* TASK DESCRIPTION: Your task is to extract every entry that follows word for word while excluding the pictures.

* RECORDS SUPPLIED:

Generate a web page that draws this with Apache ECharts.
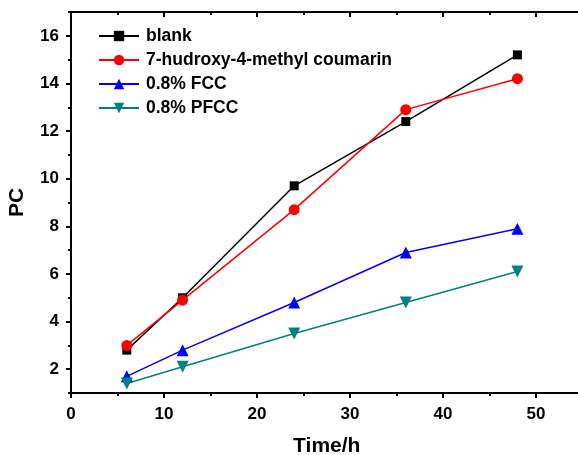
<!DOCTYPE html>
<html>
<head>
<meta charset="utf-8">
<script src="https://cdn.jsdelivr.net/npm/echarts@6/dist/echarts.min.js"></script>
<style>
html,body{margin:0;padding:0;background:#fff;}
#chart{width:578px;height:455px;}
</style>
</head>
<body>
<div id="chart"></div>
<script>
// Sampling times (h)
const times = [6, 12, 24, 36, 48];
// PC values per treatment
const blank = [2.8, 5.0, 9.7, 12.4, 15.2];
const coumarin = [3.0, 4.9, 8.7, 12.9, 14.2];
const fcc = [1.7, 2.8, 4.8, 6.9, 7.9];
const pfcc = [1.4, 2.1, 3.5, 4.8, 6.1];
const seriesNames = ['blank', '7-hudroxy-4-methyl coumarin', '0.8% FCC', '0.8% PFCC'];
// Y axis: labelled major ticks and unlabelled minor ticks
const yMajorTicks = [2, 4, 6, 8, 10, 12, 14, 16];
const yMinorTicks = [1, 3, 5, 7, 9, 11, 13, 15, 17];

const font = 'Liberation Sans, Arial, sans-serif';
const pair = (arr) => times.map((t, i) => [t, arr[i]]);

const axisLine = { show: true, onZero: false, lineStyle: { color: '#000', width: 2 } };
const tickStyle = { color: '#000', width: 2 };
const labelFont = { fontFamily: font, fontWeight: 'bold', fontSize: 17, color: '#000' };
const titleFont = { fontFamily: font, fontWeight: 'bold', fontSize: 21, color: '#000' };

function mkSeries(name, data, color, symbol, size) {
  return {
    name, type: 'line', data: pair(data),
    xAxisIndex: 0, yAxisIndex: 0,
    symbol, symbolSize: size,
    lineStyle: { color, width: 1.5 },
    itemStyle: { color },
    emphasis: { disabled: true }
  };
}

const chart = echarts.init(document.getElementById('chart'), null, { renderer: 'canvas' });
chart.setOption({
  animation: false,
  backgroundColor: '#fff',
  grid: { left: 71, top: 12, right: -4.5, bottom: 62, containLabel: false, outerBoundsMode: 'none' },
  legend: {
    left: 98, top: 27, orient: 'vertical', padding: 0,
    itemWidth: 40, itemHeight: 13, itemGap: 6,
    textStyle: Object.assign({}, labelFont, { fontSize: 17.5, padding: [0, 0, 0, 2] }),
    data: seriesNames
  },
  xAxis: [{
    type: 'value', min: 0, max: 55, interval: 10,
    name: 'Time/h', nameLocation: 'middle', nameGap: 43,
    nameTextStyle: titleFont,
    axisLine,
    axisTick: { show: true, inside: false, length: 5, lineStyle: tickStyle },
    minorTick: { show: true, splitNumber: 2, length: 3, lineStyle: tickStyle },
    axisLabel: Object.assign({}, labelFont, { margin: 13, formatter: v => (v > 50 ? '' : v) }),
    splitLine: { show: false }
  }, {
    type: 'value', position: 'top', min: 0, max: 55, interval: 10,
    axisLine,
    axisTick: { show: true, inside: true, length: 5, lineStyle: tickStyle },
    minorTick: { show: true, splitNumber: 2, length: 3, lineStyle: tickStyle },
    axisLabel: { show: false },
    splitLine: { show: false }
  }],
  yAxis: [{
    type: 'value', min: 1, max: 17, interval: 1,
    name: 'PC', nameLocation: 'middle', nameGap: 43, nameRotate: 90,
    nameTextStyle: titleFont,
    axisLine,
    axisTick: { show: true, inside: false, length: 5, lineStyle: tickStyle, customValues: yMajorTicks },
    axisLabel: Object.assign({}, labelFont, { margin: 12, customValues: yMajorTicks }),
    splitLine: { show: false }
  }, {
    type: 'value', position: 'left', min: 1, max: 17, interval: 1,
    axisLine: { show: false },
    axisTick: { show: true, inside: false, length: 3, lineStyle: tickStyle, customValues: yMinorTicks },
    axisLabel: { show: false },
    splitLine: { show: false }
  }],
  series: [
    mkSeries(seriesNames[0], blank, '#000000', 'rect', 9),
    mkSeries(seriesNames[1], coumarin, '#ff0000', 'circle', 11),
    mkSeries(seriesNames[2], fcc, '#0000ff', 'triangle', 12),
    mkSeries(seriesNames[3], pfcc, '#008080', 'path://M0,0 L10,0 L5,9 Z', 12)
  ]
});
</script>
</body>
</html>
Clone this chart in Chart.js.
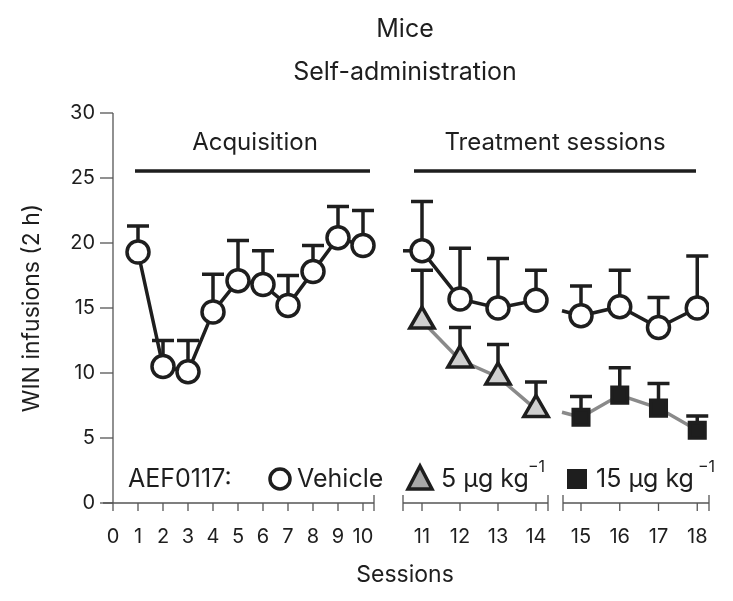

* WORKED SOLUTION:
Generate a web page that draws this with Apache ECharts.
<!DOCTYPE html>
<html>
<head>
<meta charset="utf-8">
<script src="https://cdn.jsdelivr.net/npm/echarts@6/dist/echarts.min.js"></script>
<style>
html,body{margin:0;padding:0;background:#fff;}
#chart{width:578px;height:455px;}
</style>
</head>
<body>
<div id="chart"></div>
<script>
// Sampling times (h)
const times = [6, 12, 24, 36, 48];
// PC values per treatment
const blank = [2.8, 5.0, 9.7, 12.4, 15.2];
const coumarin = [3.0, 4.9, 8.7, 12.9, 14.2];
const fcc = [1.7, 2.8, 4.8, 6.9, 7.9];
const pfcc = [1.4, 2.1, 3.5, 4.8, 6.1];
const seriesNames = ['blank', '7-hudroxy-4-methyl coumarin', '0.8% FCC', '0.8% PFCC'];
// Y axis: labelled major ticks and unlabelled minor ticks
const yMajorTicks = [2, 4, 6, 8, 10, 12, 14, 16];
const yMinorTicks = [1, 3, 5, 7, 9, 11, 13, 15, 17];

const font = 'Liberation Sans, Arial, sans-serif';
const pair = (arr) => times.map((t, i) => [t, arr[i]]);

const axisLine = { show: true, onZero: false, lineStyle: { color: '#000', width: 2 } };
const tickStyle = { color: '#000', width: 2 };
const labelFont = { fontFamily: font, fontWeight: 'bold', fontSize: 17, color: '#000' };
const titleFont = { fontFamily: font, fontWeight: 'bold', fontSize: 21, color: '#000' };

function mkSeries(name, data, color, symbol, size) {
  return {
    name, type: 'line', data: pair(data),
    xAxisIndex: 0, yAxisIndex: 0,
    symbol, symbolSize: size,
    lineStyle: { color, width: 1.5 },
    itemStyle: { color },
    emphasis: { disabled: true }
  };
}

const chart = echarts.init(document.getElementById('chart'), null, { renderer: 'canvas' });
chart.setOption({
  animation: false,
  backgroundColor: '#fff',
  grid: { left: 71, top: 12, right: -4.5, bottom: 62, containLabel: false, outerBoundsMode: 'none' },
  legend: {
    left: 98, top: 27, orient: 'vertical', padding: 0,
    itemWidth: 40, itemHeight: 13, itemGap: 6,
    textStyle: Object.assign({}, labelFont, { fontSize: 17.5, padding: [0, 0, 0, 2] }),
    data: seriesNames
  },
  xAxis: [{
    type: 'value', min: 0, max: 55, interval: 10,
    name: 'Time/h', nameLocation: 'middle', nameGap: 43,
    nameTextStyle: titleFont,
    axisLine,
    axisTick: { show: true, inside: false, length: 5, lineStyle: tickStyle },
    minorTick: { show: true, splitNumber: 2, length: 3, lineStyle: tickStyle },
    axisLabel: Object.assign({}, labelFont, { margin: 13, formatter: v => (v > 50 ? '' : v) }),
    splitLine: { show: false }
  }, {
    type: 'value', position: 'top', min: 0, max: 55, interval: 10,
    axisLine,
    axisTick: { show: true, inside: true, length: 5, lineStyle: tickStyle },
    minorTick: { show: true, splitNumber: 2, length: 3, lineStyle: tickStyle },
    axisLabel: { show: false },
    splitLine: { show: false }
  }],
  yAxis: [{
    type: 'value', min: 1, max: 17, interval: 1,
    name: 'PC', nameLocation: 'middle', nameGap: 43, nameRotate: 90,
    nameTextStyle: titleFont,
    axisLine,
    axisTick: { show: true, inside: false, length: 5, lineStyle: tickStyle, customValues: yMajorTicks },
    axisLabel: Object.assign({}, labelFont, { margin: 12, customValues: yMajorTicks }),
    splitLine: { show: false }
  }, {
    type: 'value', position: 'left', min: 1, max: 17, interval: 1,
    axisLine: { show: false },
    axisTick: { show: true, inside: false, length: 3, lineStyle: tickStyle, customValues: yMinorTicks },
    axisLabel: { show: false },
    splitLine: { show: false }
  }],
  series: [
    mkSeries(seriesNames[0], blank, '#000000', 'rect', 9),
    mkSeries(seriesNames[1], coumarin, '#ff0000', 'circle', 11),
    mkSeries(seriesNames[2], fcc, '#0000ff', 'triangle', 12),
    mkSeries(seriesNames[3], pfcc, '#008080', 'path://M0,0 L10,0 L5,9 Z', 12)
  ]
});
</script>
</body>
</html>
Clone this chart in Chart.js.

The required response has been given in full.